San Francisco Becomes First U.S. City to Mandate Paid Parental Leave
San Francisco became the first U.S. city to mandate six weeks of fully paid parental leave, requiring employers to shoulder much of the cost and exceeding federal and state benefit rules for private-sector employees, a city supervisor said on Tuesday.
The law, unanimously approved by the San Francisco Board of Supervisors, grants six-week leave for fathers and mothers working for companies with 20 or more employees, nearly doubling the pay they are now eligible to collect under California law.
"Our country's parental leave policies are woefully behind the rest of the world, and today San Francisco has taken the lead in pushing for better family leave policies for our workers," Supervisor Scott Wiener said in a statement.
Better benefits for parents are part of campaigns across the nation aimed at combating rising income inequality. California's governor on Monday signed into law a bill raising the state's minimum wage from $10 to $15 an hour by the year 2023.
San Francisco already offers 12 weeks of fully paid parental leave to its approximately 30,000 city employees.
On Monday, New York's governor signed a bill granting 12-week paid family leave for private-sector workers that will phase in by 2021. California and New Jersey provide up to six weeks of partial pay, while Rhode Island offers four, according to the National Conference of State Legislatures.
Under the San Francisco policy, effective in 2017, employers must pay 45 percent of wages for as long as six weeks.
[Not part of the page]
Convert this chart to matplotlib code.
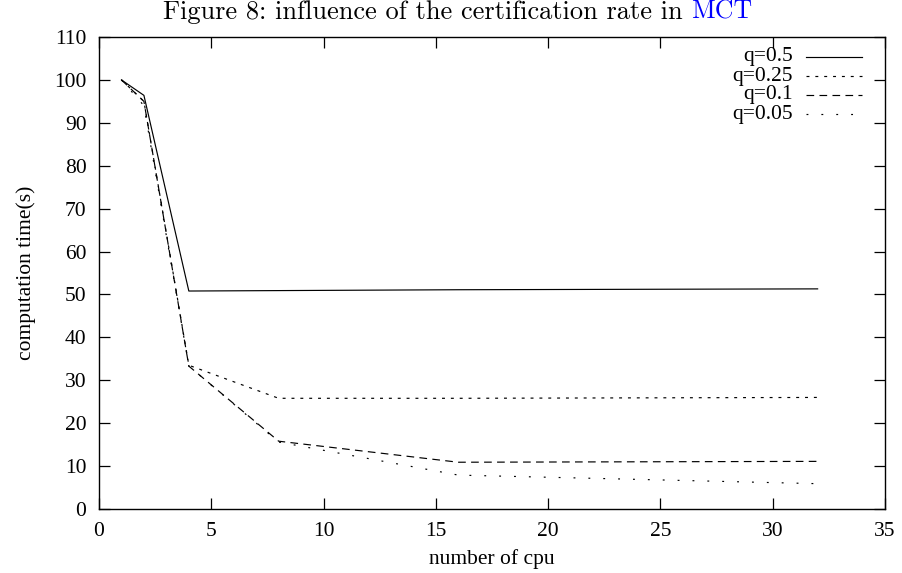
import numpy as np
import matplotlib
matplotlib.use('Agg')
import matplotlib.pyplot as plt

# values
cpus = [1, 2, 4, 8, 16, 32]
q05 = [100, 96.4, 50.8, 50.9, 51.1, 51.3]
q025 = [100, 95.0, 33.5, 25.8, 25.8, 26.0]
q01 = [100, 95.0, 33.3, 15.8, 10.9, 11.1]
q005 = [100, 94.0, 33.3, 15.6, 7.9, 5.9]

labels = ['q=0.5', 'q=0.25', 'q=0.1', 'q=0.05']
series = [q05, q025, q01, q005]
styles = ['-', (0, (2.5, 5)), (0, (6.5, 4.5)), (0, (1.6, 11))]

plt.rcParams['font.family'] = 'Liberation Serif'
plt.rcParams['font.size'] = 15.5

fig = plt.figure(figsize=(9.03, 5.73), dpi=100)
ax = fig.add_axes([99 / 903, 1 - 509 / 573, (885 - 99) / 903, (509 - 37) / 573])

for ys, ls in zip(series, styles):
    ax.plot(cpus, ys, color='black', linestyle=ls, linewidth=0.85)

ax.set_xlim(0, 35)
ax.set_ylim(0, 110)
ax.set_xticks(np.arange(0, 36, 5))
ax.set_yticks(np.arange(0, 111, 10))
ax.tick_params(direction='in', top=True, right=True, length=8, width=0.9)
ax.tick_params(axis='x', pad=9)
ax.tick_params(axis='y', pad=9)
for s in ax.spines.values():
    s.set_linewidth(1.0)

ax.set_xlabel('number of cpu', va='top')
ax.xaxis.set_label_coords(0.5, -(549 - 509) / 472)
ax.set_ylabel('computation time(s)')
ax.yaxis.set_label_coords((36 - 99) / 786, 0.5)

# legend drawn by hand: labels right-aligned, sample line on the right
for i, (lab, ls) in enumerate(zip(labels, styles)):
    y = 1 - (20 + 19 * i) / 472
    ax.text((793 - 99) / 786, y, lab, transform=ax.transAxes,
            ha='right', va='center')
    ax.plot([(806 - 99) / 786, (862 - 99) / 786], [y, y], transform=ax.transAxes,
            color='black', linestyle=ls, linewidth=0.85)

# title is partly cut off at the top edge in the reference
fig.text(691 / 903, 1 - 18.5 / 573, 'Figure 8: influence of the certification rate in ',
         ha='right', va='baseline', family='cmr10', fontsize=19)
fig.text(691 / 903, 1 - 18.5 / 573, 'MCT', ha='left', va='baseline', family='cmr10',
         fontsize=18.6, color='#0000ff')

fig.savefig('out.png', dpi=100)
The remaining 55 percent of weekly wages comes from a worker-funded state disability program.
Payments are calculated as a percentage of wages up to an annual ceiling of $106,740.
Supporters said it will enable new parents to spend more time with their babies, while opponents said it would hurt profits and cost jobs.
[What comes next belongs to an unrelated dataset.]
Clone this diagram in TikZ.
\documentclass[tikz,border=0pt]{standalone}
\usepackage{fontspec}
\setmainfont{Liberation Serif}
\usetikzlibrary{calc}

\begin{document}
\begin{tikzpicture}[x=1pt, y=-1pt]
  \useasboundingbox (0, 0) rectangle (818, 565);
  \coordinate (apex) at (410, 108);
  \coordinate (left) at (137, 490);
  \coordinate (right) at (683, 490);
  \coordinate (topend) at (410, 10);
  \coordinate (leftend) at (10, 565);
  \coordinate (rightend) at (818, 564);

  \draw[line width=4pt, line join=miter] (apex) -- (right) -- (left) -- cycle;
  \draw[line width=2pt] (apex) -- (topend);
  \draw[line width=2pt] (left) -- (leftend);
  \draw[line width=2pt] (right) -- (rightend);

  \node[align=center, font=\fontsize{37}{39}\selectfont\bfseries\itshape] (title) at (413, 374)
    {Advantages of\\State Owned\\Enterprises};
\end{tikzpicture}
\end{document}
In 2014, about 5,000 San Francisco residents accessed the state's program for paid family leave for an average of 5.4 weeks, according to state data.
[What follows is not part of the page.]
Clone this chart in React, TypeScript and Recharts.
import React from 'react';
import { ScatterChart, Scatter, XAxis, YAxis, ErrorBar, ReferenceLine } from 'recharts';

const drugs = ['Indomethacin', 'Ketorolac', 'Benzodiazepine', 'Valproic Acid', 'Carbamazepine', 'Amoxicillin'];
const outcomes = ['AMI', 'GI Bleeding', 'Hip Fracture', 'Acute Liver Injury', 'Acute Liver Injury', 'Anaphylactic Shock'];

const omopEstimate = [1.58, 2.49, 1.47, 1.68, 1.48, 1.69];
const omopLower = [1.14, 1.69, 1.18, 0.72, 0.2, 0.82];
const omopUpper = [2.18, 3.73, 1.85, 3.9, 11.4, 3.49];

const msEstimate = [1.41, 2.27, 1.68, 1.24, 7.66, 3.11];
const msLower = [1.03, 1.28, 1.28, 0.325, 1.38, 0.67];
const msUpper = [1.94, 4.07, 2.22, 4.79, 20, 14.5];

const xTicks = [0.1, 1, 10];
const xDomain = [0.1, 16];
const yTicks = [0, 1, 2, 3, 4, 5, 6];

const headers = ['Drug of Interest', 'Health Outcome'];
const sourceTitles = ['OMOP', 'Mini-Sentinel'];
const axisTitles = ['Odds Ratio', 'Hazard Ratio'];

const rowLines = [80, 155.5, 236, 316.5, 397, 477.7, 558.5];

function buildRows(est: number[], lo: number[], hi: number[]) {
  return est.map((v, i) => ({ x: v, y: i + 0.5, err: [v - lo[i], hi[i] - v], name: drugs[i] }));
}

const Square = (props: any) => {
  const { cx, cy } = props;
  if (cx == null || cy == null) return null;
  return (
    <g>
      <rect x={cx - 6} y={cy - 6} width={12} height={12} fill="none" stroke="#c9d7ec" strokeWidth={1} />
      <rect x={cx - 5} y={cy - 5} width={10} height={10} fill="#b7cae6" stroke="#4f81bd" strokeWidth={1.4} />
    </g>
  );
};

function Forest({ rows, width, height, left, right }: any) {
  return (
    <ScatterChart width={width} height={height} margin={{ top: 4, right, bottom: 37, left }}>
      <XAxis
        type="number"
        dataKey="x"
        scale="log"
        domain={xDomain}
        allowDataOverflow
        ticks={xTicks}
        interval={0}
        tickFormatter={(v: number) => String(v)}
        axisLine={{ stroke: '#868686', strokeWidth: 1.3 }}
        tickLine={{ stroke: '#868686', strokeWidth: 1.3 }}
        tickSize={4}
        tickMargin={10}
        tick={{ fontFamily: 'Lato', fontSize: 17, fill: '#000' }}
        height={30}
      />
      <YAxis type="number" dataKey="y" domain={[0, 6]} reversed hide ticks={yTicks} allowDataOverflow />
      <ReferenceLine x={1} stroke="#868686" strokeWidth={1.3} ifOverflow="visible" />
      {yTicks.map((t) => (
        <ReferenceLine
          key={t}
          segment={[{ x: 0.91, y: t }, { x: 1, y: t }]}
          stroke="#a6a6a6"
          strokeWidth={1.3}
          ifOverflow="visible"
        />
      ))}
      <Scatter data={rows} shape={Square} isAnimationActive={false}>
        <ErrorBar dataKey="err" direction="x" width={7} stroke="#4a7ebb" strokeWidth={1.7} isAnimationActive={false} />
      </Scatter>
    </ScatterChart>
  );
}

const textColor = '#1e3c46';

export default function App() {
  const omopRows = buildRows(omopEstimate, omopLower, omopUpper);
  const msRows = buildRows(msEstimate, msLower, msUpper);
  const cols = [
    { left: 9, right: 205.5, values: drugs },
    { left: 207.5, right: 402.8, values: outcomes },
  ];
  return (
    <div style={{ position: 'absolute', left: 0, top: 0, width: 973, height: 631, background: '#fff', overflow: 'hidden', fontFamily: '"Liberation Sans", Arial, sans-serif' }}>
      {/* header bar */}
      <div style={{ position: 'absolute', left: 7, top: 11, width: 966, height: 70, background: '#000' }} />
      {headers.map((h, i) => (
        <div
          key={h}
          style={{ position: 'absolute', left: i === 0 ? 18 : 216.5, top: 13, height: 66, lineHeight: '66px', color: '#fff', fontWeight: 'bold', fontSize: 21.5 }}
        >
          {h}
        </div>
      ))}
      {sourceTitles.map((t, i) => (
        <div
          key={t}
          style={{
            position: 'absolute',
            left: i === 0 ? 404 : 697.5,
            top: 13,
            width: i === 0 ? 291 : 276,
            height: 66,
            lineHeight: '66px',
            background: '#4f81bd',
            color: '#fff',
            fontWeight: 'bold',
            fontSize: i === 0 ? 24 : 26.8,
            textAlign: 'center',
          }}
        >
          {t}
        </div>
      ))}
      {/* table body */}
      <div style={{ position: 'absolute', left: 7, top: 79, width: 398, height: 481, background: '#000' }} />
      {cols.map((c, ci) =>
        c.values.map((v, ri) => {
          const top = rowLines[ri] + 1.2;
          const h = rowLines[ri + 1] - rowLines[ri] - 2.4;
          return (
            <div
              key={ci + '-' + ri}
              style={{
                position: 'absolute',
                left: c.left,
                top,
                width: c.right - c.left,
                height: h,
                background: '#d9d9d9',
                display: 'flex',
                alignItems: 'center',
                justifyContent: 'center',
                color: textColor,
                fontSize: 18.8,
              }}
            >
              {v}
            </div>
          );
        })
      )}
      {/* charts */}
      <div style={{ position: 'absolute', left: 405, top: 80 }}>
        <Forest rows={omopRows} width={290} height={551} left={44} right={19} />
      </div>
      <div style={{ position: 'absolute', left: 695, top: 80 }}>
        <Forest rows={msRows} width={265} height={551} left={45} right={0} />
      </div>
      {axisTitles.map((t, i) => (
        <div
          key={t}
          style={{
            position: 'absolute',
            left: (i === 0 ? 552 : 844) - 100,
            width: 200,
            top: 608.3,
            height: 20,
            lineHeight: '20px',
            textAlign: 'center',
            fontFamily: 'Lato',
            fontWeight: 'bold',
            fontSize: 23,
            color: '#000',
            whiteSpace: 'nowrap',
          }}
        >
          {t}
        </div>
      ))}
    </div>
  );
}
Nationally, 12 percent of workers receive paid family leave through their employers, Wiener's office said.
Technology companies in Silicon Valley have increased family leave benefits to help recruit and retain employees. Netflix Inc. provides up to a year paid, while Facebook Inc. provides four months and Microsoft Corp. offers eight weeks.
Federal law provides up to 12 weeks of unpaid leave to care for a newborn or adopted child for employees at companies with 50 or more workers.